DAN WHITTLE
Courier Correspondent
Fact: America's original Ku Klux Klan started in Pulaski, Tenn., shortly after the conclusion of the War Between the States.
Fact: Six Confederate Army veterans founded the KKK, but Forrest was not among them.
Fact: It is important that present-day researchers know Pulaski Citizen newspaper editor Frank O. McCord, brother to Citizen Publisher Luther W. McCord, was one of the founders.
Research indicates the McCord brothers evolved into publicists for the KKK, and helped spread the word, mainly in the South, while claiming publicly and privately to have no knowledge of the Klan's existence. Other founders were Pulaski citizens Richard R. Reed, John B. Kennedy, John C. Lester, Calvin Jones and James. R. Crowe.
Fact: In 1869, approximately two years after the KKK was started, Forrest ordered the group disbanded. This came after Forrest was installed, in absentia, as the KKK's Grand Dragon.
It has never been documented Forrest ever attended a raid, or wore regalia of the KKK.
Rutherford County Historian Gregory Tucker shared research about this: "There is no evidence that Forrest ever wore any Klan costume or ever 'rode' on any Klan activity. He did, however, on Oct. 20, 1869, order that all costumes and other regalia be destroyed and that Klan activity be ended.
"This was confirmed by the U.S. Congress in 1871. The natural tendency of all such organizations is to violence and crime, hence it was that General Forrest and other men of influence by the exercise of their moral power, induced them to disband." (See U.S. Congressional Committee Report of June 27, 1871).
Fact: As the KKK disbanded, President Grant ordered severe Republican "Reconstruction" of the South to end.

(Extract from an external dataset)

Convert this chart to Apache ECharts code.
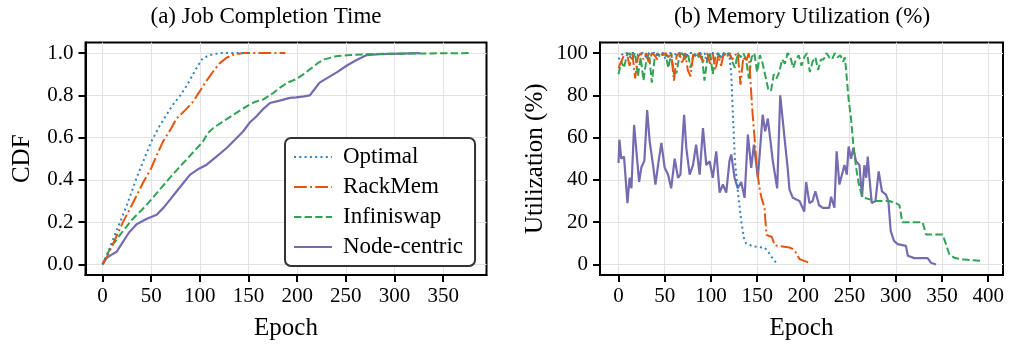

In a history booklet published in 1924 by the Pulaski Citizen, and later revised in 1934, there is a description what the six founding KKK members found on the home front: "Ex-Confederate soldiers returning to their homes, overpowered, disenfranchised and unrepresented, found on every side, wrecked homes, broken fortunes, desolate fields. Businesses, professions and money, all gone!
" ... but that was now a land which had known sorrows, a land which had broken the ashen crust and moistened it with their tears, a land scarred and riven by the plow-share of war, and billowed with the graves of her dead."
Historians Mr. and Mrs. W.B. Romine, who authored this version of history, attempted to describe the group's original intent: "The Ku Klux Klan which was organized following the War Between the States, was not organized for the purpose, as some have believed, of oppressing and punishing the negroes who had recently been freed, and were as yet unaccustomed to their new circumstances and conditions of life, and was 'children crying in the night, children crying for the light and with no language but to cry."
That historic booklet remains available today at the Pulaski Citizen newspaper.
The most publicized date for the KKK's founding, was Christmas Eve, 1865, which metered out to the present, would have made the original KKK 150 years old, this past Christmas Eve, 2015. However, that founding date has been questioned by more than one researcher.
A present-day historian noted by 1871, "thugs" from various Southern communities had started committing terrorist acts, primarily against newly-freed slaves and the appointed government regulators of Reconstruction.
How did the group spread, and did that trigger the change in course of the KKK into a brutal racist organization, partly justified because of the Republican Party's confirmed brutal Reconstruction tactics in the South?
Three years after being founded in Pulaski, why was controversial Forrest called in to ultimately disband the secret KKK?
"The thought was that since Forrest was a recognized military man in the South, he could bring military order back to the KKK," one historian notes back in time.
Disbanding the KKK was not the first time Forrest was in Pulaski.
In the waning battles of the War Between the States, Forrest was called upon to wrest control of the railroads in southern Middle Tennessee from the advancing Union Army.
He did that, causing confusion and dismay to his army's enemy, including the Southern Raid he staged on Union Forces at Tarpley Shop, a rural unincorporated community of Giles County.
By this time, there was no turning back of Union General Wm. T. Sherman's march to torch Atlanta and drive retreating Rebel forces into the sea.